Presentation Information
[1Yin-A-52]Word2Vec in Hyperbolic SpaceWord Co-occurrence and Semantic Hierarcies
〇Tatsuki Ebisawa1, Mahito Sugiyama1 (1. National Institute of Informatics)
Keywords:
Machine learning,Natural language processing,Manifold
It is well known that hyperbolic space exhibits exponential volume growth, making it suitable for embedding hierarchical structures into a continuous space. In this study, in order to map hierarchical structures in word semantics onto the structure of an embedding space, we implement Word2Vec on the Poincaré ball, which is a model of hyperbolic space, and compare it with an implementation in Euclidean space. The model is trained using only textual data, without incorporating any external structured information.As evaluation metrics, we use the norm of each embedding and the distance between the embedding of a hypernym and the mean vector obtained from the embeddings of its hyponyms, which are lower in the semantic abstraction hierarchy.

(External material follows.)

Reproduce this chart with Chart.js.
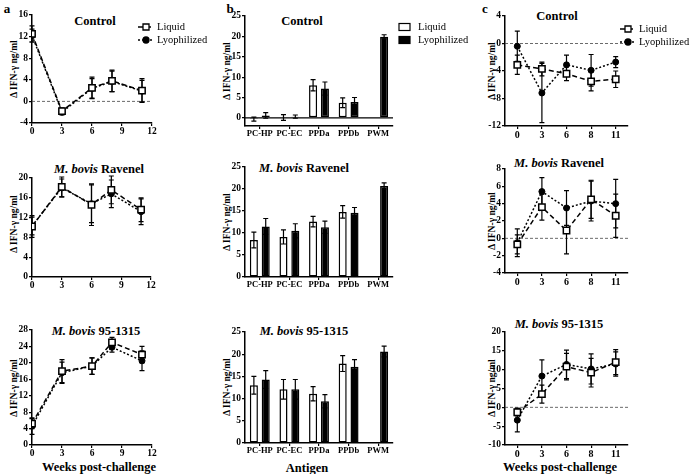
<!DOCTYPE html>
<html>
<head>
<meta charset="utf-8">
<script src="https://cdn.jsdelivr.net/npm/chart.js@4.4.1/dist/chart.umd.min.js"></script>
<style>
  body { margin: 0; background: #fff; }
  #fig { position: relative; width: 691px; height: 474px; overflow: hidden; font-family: "Liberation Serif", "Times New Roman", serif; color: #000; }
  #fig canvas { position: absolute; }
  .t { position: absolute; transform: translate(-50%, -50%); white-space: nowrap; font-weight: bold; }
  .ttl { font-size: 12.5px; }
  .yt { font-size: 9.5px; transform: translate(-50%, -50%) rotate(-90deg); }
  .lt { font-size: 13px; }
</style>
</head>
<body>
<div id="fig">
  <div class="t lt" style="left:7px;top:9px">a</div>
  <div class="t lt" style="left:230px;top:9px">b</div>
  <div class="t lt" style="left:485px;top:9px">c</div>

  <div class="t ttl" style="left:95px;top:21px">Control</div>
  <div class="t ttl" style="left:99px;top:169px"><i>M. bovis</i> Ravenel</div>
  <div class="t ttl" style="left:96px;top:331px"><i>M. bovis</i> 95-1315</div>
  <div class="t ttl" style="left:302px;top:21px">Control</div>
  <div class="t ttl" style="left:304px;top:168px"><i>M. bovis</i> Ravenel</div>
  <div class="t ttl" style="left:304px;top:331px"><i>M. bovis</i> 95-1315</div>
  <div class="t ttl" style="left:557px;top:16px">Control</div>
  <div class="t ttl" style="left:559px;top:163px"><i>M. bovis</i> Ravenel</div>
  <div class="t ttl" style="left:559px;top:324px"><i>M. bovis</i> 95-1315</div>

  <div class="t yt" style="left:14px;top:69px">Δ IFN-γ ng/ml</div>
  <div class="t yt" style="left:14px;top:224px">Δ IFN-γ ng/ml</div>
  <div class="t yt" style="left:14px;top:388px">Δ IFN-γ ng/ml</div>
  <div class="t yt" style="left:227px;top:71px">Δ IFN-γ ng/ml</div>
  <div class="t yt" style="left:227px;top:222px">Δ IFN-γ ng/ml</div>
  <div class="t yt" style="left:227px;top:387px">Δ IFN-γ ng/ml</div>
  <div class="t yt" style="left:492px;top:71px">Δ IFN-γ ng/ml</div>
  <div class="t yt" style="left:492px;top:221px">Δ IFN-γ ng/ml</div>
  <div class="t yt" style="left:492px;top:388px">Δ IFN-γ ng/ml</div>

  <div class="t ttl" style="left:99px;top:467px">Weeks post-challenge</div>
  <div class="t ttl" style="left:307px;top:468px">Antigen</div>
  <div class="t ttl" style="left:560px;top:467px">Weeks post-challenge</div>

  <canvas id="a1"></canvas><canvas id="a2"></canvas><canvas id="a3"></canvas>
  <canvas id="b1"></canvas><canvas id="b2"></canvas><canvas id="b3"></canvas>
  <canvas id="c1"></canvas><canvas id="c2"></canvas><canvas id="c3"></canvas>
</div>
<script>
const weeks = [0, 3, 6, 8, 11];
const weekLabels = ['0', '3', '6', '8', '11'];
const antigens = ['PC-HP', 'PC-EC', 'PPDa', 'PPDb', 'PWM'];

// panel a
const aCtrlLiquid = [12.5, -1.8, 2.5, 3.8, 2.0];
const aCtrlLyo = [12.2, -2.0, 2.4, 3.7, 1.9];
const aCtrlLiquidErr = [1.5, 0.6, 2.0, 2.0, 2.2];
const aCtrlLyoErr = [1.2, 0.5, 1.8, 1.9, 2.0];
const aRavLiquid = [10.2, 18.2, 14.6, 17.6, 13.6];
const aRavLyo = [10.3, 18.0, 14.8, 16.8, 13.2];
const aRavLiquidErr = [2.2, 2.0, 4.2, 2.8, 2.4];
const aRavLyoErr = [1.8, 1.8, 3.8, 2.8, 2.6];
const a95Liquid = [5.2, 18.0, 19.2, 25.0, 22.0];
const a95Lyo = [4.6, 17.6, 19.2, 23.8, 20.5];
const a95LiquidErr = [1.2, 2.8, 2.0, 1.2, 2.0];
const a95LyoErr = [2.0, 2.6, 2.0, 1.2, 2.4];

// panel b
const bCtrlLiquid = [-0.3, 0.1, 8.0, 3.7, null];
const bCtrlLyo = [0.6, 0.3, 7.2, 3.9, 19.9];
const bCtrlLiquidErr = [0.5, 0.7, 1.4, 1.2, 0];
const bCtrlLyoErr = [0.7, 0.4, 1.6, 1.1, 0.5];
const bRavLiquid = [8.4, 9.1, 12.6, 14.8, null];
const bRavLyo = [11.5, 10.5, 11.3, 14.6, 20.7];
const bRavLiquidErr = [1.8, 1.6, 1.2, 1.4, 0];
const bRavLyoErr = [1.8, 1.6, 1.4, 1.2, 0.7];
const b95Liquid = [13.0, 12.1, 11.1, 17.9, null];
const b95Lyo = [14.3, 12.1, 9.4, 17.2, 20.6];
const b95LiquidErr = [2.0, 2.2, 1.6, 1.8, 0];
const b95LyoErr = [2.0, 2.2, 1.5, 1.6, 1.2];

// panel c
const cCtrlLiquid = [-3.1, -3.7, -4.4, -5.5, -5.2];
const cCtrlLyo = [-0.4, -7.2, -3.1, -3.9, -2.7];
const cCtrlLiquidErr = [1.4, 1.0, 1.0, 1.4, 1.2];
const cCtrlLyoErr = [2.2, 4.3, 1.4, 2.3, 0.8];
const cRavLiquid = [-0.7, 3.6, 0.9, 4.5, 2.6];
const cRavLyo = [-0.5, 5.4, 3.5, 4.3, 4.0];
const cRavLiquidErr = [1.1, 1.5, 2.7, 2.2, 2.5];
const cRavLyoErr = [1.6, 1.6, 2.0, 2.3, 2.8];
const c95Liquid = [-1.3, 3.5, 10.8, 9.2, 12.0];
const c95Lyo = [-3.4, 8.3, 11.4, 10.2, 11.5];
const c95LiquidErr = [1.0, 2.4, 3.5, 3.8, 3.3];
const c95LyoErr = [3.1, 4.3, 3.8, 4.0, 3.2];

const YW = 26, XH = 18, PT = 10;
const FONT = '"Liberation Serif", "Times New Roman", serif';
const tickFont = { family: FONT, size: 9.5, weight: 'bold' };

function axisGrid() {
    return { drawOnChartArea: false, drawTicks: true, tickLength: 3, color: '#000', lineWidth: 1.2, offset: false };
}

function yAxis(min, max, step) {
    return {
        min: min, max: max,
        ticks: { stepSize: step, includeBounds: false, color: '#000', font: tickFont, padding: 1 },
        grid: axisGrid(),
        border: { color: '#000', width: 1.5 },
        afterFit: function(s) { s.width = YW; }
    };
}

function xWeeks() {
    return {
        type: 'linear', min: 0, max: 12,
        ticks: { stepSize: 3, color: '#000', font: tickFont, padding: 0 },
        grid: axisGrid(),
        border: { color: '#000', width: 1.5 },
        afterFit: function(s) { s.height = XH; }
    };
}

function xCat(size) {
    return {
        type: 'category', offset: true,
        ticks: { color: '#000', font: Object.assign({}, tickFont, { size: size }), padding: 0, maxRotation: 0, autoSkip: false },
        grid: axisGrid(),
        border: { color: '#000', width: 1.5 },
        afterFit: function(s) { s.height = XH; }
    };
}

function lineSets(liq, lyo, xs) {
    const pts = v => xs ? v.map((y, i) => ({ x: xs[i], y: y })) : v;
    return [
        { label: 'Liquid', data: pts(liq), borderColor: '#000', borderWidth: 1.5, borderDash: [5, 3],
          pointStyle: 'rect', pointRadius: 4.5, pointBackgroundColor: '#fff', pointBorderColor: '#000', pointBorderWidth: 1.5 },
        { label: 'Lyophilized', data: pts(lyo), borderColor: '#000', borderWidth: 1.5, borderDash: [2, 2],
          pointStyle: 'circle', pointRadius: 3, pointBackgroundColor: '#000', pointBorderColor: '#000', pointBorderWidth: 1 }
    ];
}

function barSets(liq, lyo) {
    return [
        { label: 'Liquid', data: liq, backgroundColor: '#fff', borderColor: '#000', borderWidth: 1.5, borderSkipped: false,
          categoryPercentage: 0.8, barPercentage: 0.68 },
        { label: 'Lyophilized', data: lyo, backgroundColor: '#000', borderColor: '#000', borderWidth: 1.5, borderSkipped: false,
          categoryPercentage: 0.8, barPercentage: 0.68 }
    ];
}

// error bars drawn from the y scale
function errorBars(errs, front) {
    const draw = function(chart) {
        const ctx = chart.ctx, ys = chart.scales.y;
        ctx.save();
        ctx.strokeStyle = '#000';
        ctx.lineWidth = 1.2;
        ctx.setLineDash([]);
        errs.forEach((err, di) => {
            const meta = chart.getDatasetMeta(di);
            chart.data.datasets[di].data.forEach((d, j) => {
                const v = (d !== null && typeof d === 'object') ? d.y : d;
                if (v === null || v === undefined || !err[j]) return;
                const x = meta.data[j].x;
                const t = ys.getPixelForValue(v + err[j]);
                const b = ys.getPixelForValue(v - err[j]);
                ctx.beginPath();
                ctx.moveTo(x, t); ctx.lineTo(x, b);
                ctx.moveTo(x - 2.5, t); ctx.lineTo(x + 2.5, t);
                ctx.moveTo(x - 2.5, b); ctx.lineTo(x + 2.5, b);
                ctx.stroke();
            });
        });
        ctx.restore();
    };
    return front ? { id: 'errFront', afterDatasetsDraw: draw } : { id: 'errBack', beforeDatasetsDraw: draw };
}

function zeroLine(dash, width) {
    return {
        id: 'zeroLine',
        beforeDatasetsDraw(chart) {
            const ctx = chart.ctx, a = chart.chartArea;
            const y = chart.scales.y.getPixelForValue(0);
            ctx.save();
            ctx.strokeStyle = dash ? '#444' : '#000';
            ctx.lineWidth = width;
            ctx.setLineDash(dash || []);
            ctx.beginPath();
            ctx.moveTo(a.left, y); ctx.lineTo(a.right, y);
            ctx.stroke();
            ctx.restore();
        }
    };
}

// small legend placed at page coordinates
function miniLegend(px, py, kind) {
    return {
        id: 'miniLegend',
        afterDraw(chart) {
            const ctx = chart.ctx, c = chart.canvas;
            const ox = parseFloat(c.style.left), oy = parseFloat(c.style.top);
            const x = px - ox, y0 = py - oy;
            ctx.save();
            ctx.font = '10.5px ' + FONT;
            ctx.textBaseline = 'middle';
            ctx.fillStyle = '#000';
            ctx.strokeStyle = '#000';
            chart.data.datasets.forEach((ds, i) => {
                const y = y0 + i * 13;
                if (kind === 'box') {
                    ctx.lineWidth = 1.2;
                    ctx.fillStyle = ds.backgroundColor;
                    ctx.fillRect(x, y - 3.5, 11, 7);
                    ctx.strokeRect(x, y - 3.5, 11, 7);
                    ctx.fillStyle = '#000';
                    ctx.fillText(ds.label, x + 19, y);
                } else {
                    ctx.lineWidth = 1.3;
                    ctx.setLineDash(ds.borderDash);
                    ctx.beginPath(); ctx.moveTo(x - 8, y); ctx.lineTo(x + 8, y); ctx.stroke();
                    ctx.setLineDash([]);
                    ctx.fillStyle = ds.pointBackgroundColor;
                    ctx.beginPath();
                    if (ds.pointStyle === 'rect') ctx.rect(x - 3, y - 3, 6, 6);
                    else ctx.arc(x, y, 3, 0, Math.PI * 2);
                    ctx.fill(); ctx.stroke();
                    ctx.fillStyle = '#000';
                    ctx.fillText(ds.label, x + 11, y);
                }
            });
            ctx.restore();
        }
    };
}

function build(id, box, pr, type, labels, datasets, xs, ys, plugins) {
    const cv = document.getElementById(id);
    cv.width = box.x1 - box.x0 + YW + pr;
    cv.height = box.y1 - box.y0 + PT + XH;
    cv.style.left = (box.x0 - YW) + 'px';
    cv.style.top = (box.y0 - PT) + 'px';
    cv.style.width = cv.width + 'px';
    cv.style.height = cv.height + 'px';
    new Chart(cv.getContext('2d'), {
        type: type,
        data: { labels: labels, datasets: datasets },
        options: {
            responsive: false,
            animation: false,
            layout: { padding: { left: 0, top: PT, right: pr, bottom: 0 } },
            scales: { x: xs, y: ys },
            plugins: { legend: { display: false }, tooltip: { enabled: false } }
        },
        plugins: plugins
    });
}

// column a
build('a1', { x0: 32, x1: 152, y0: 15, y1: 123 }, 60, 'line', undefined,
    lineSets(aCtrlLiquid, aCtrlLyo, weeks), xWeeks(), yAxis(-4, 16, 4),
    [zeroLine([3, 2], 0.8), errorBars([aCtrlLiquidErr, aCtrlLyoErr], false), miniLegend(146, 27, 'line')]);
build('a2', { x0: 32, x1: 151, y0: 178, y1: 277 }, 10, 'line', undefined,
    lineSets(aRavLiquid, aRavLyo, weeks), xWeeks(), yAxis(0, 20, 4),
    [errorBars([aRavLiquidErr, aRavLyoErr], false)]);
build('a3', { x0: 32, x1: 152, y0: 330, y1: 445 }, 10, 'line', undefined,
    lineSets(a95Liquid, a95Lyo, weeks), xWeeks(), yAxis(0, 28, 4),
    [errorBars([a95LiquidErr, a95LyoErr], false)]);

// column b
build('b1', { x0: 245, x1: 393, y0: 16, y1: 126 }, 85, 'bar', antigens,
    barSets(bCtrlLiquid, bCtrlLyo), xCat(8.5), yAxis(-2, 25, 5),
    [zeroLine(null, 1.2), errorBars([bCtrlLiquidErr, bCtrlLyoErr], true), miniLegend(399, 27, 'box')]);
build('b2', { x0: 245, x1: 393, y0: 167, y1: 277 }, 10, 'bar', antigens,
    barSets(bRavLiquid, bRavLyo), xCat(8.5), yAxis(0, 25, 5),
    [errorBars([bRavLiquidErr, bRavLyoErr], true)]);
build('b3', { x0: 245, x1: 393, y0: 332, y1: 443 }, 10, 'bar', antigens,
    barSets(b95Liquid, b95Lyo), xCat(8.5), yAxis(0, 25, 5),
    [errorBars([b95LiquidErr, b95LyoErr], true)]);

// column c
build('c1', { x0: 505, x1: 628, y0: 16, y1: 126 }, 63, 'line', weekLabels,
    lineSets(cCtrlLiquid, cCtrlLyo), xCat(10), yAxis(-12, 4, 4),
    [zeroLine([3, 2], 0.8), errorBars([cCtrlLiquidErr, cCtrlLyoErr], false), miniLegend(628, 29, 'line')]);
build('c2', { x0: 505, x1: 628, y0: 169, y1: 273 }, 10, 'line', weekLabels,
    lineSets(cRavLiquid, cRavLyo), xCat(10), yAxis(-4, 8, 2),
    [zeroLine([3, 2], 0.8), errorBars([cRavLiquidErr, cRavLyoErr], false)]);
build('c3', { x0: 505, x1: 628, y0: 332, y1: 445 }, 10, 'line', weekLabels,
    lineSets(c95Liquid, c95Lyo), xCat(10), yAxis(-10, 20, 5),
    [zeroLine([3, 2], 0.8), errorBars([c95LiquidErr, c95LyoErr], false)]);
</script>
</body>
</html>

These metrics are used to verify the effectiveness of the proposed method. In addition, training is conducted while varying the word frequency.The results show that words with similar frequencies tend to have smaller norms on the Poincaré ball, regardless of their level of semantic abstraction. This finding suggests that when semantic abstraction is correlated with word frequency, embeddings of more abstract words tend to be located closer to the origin.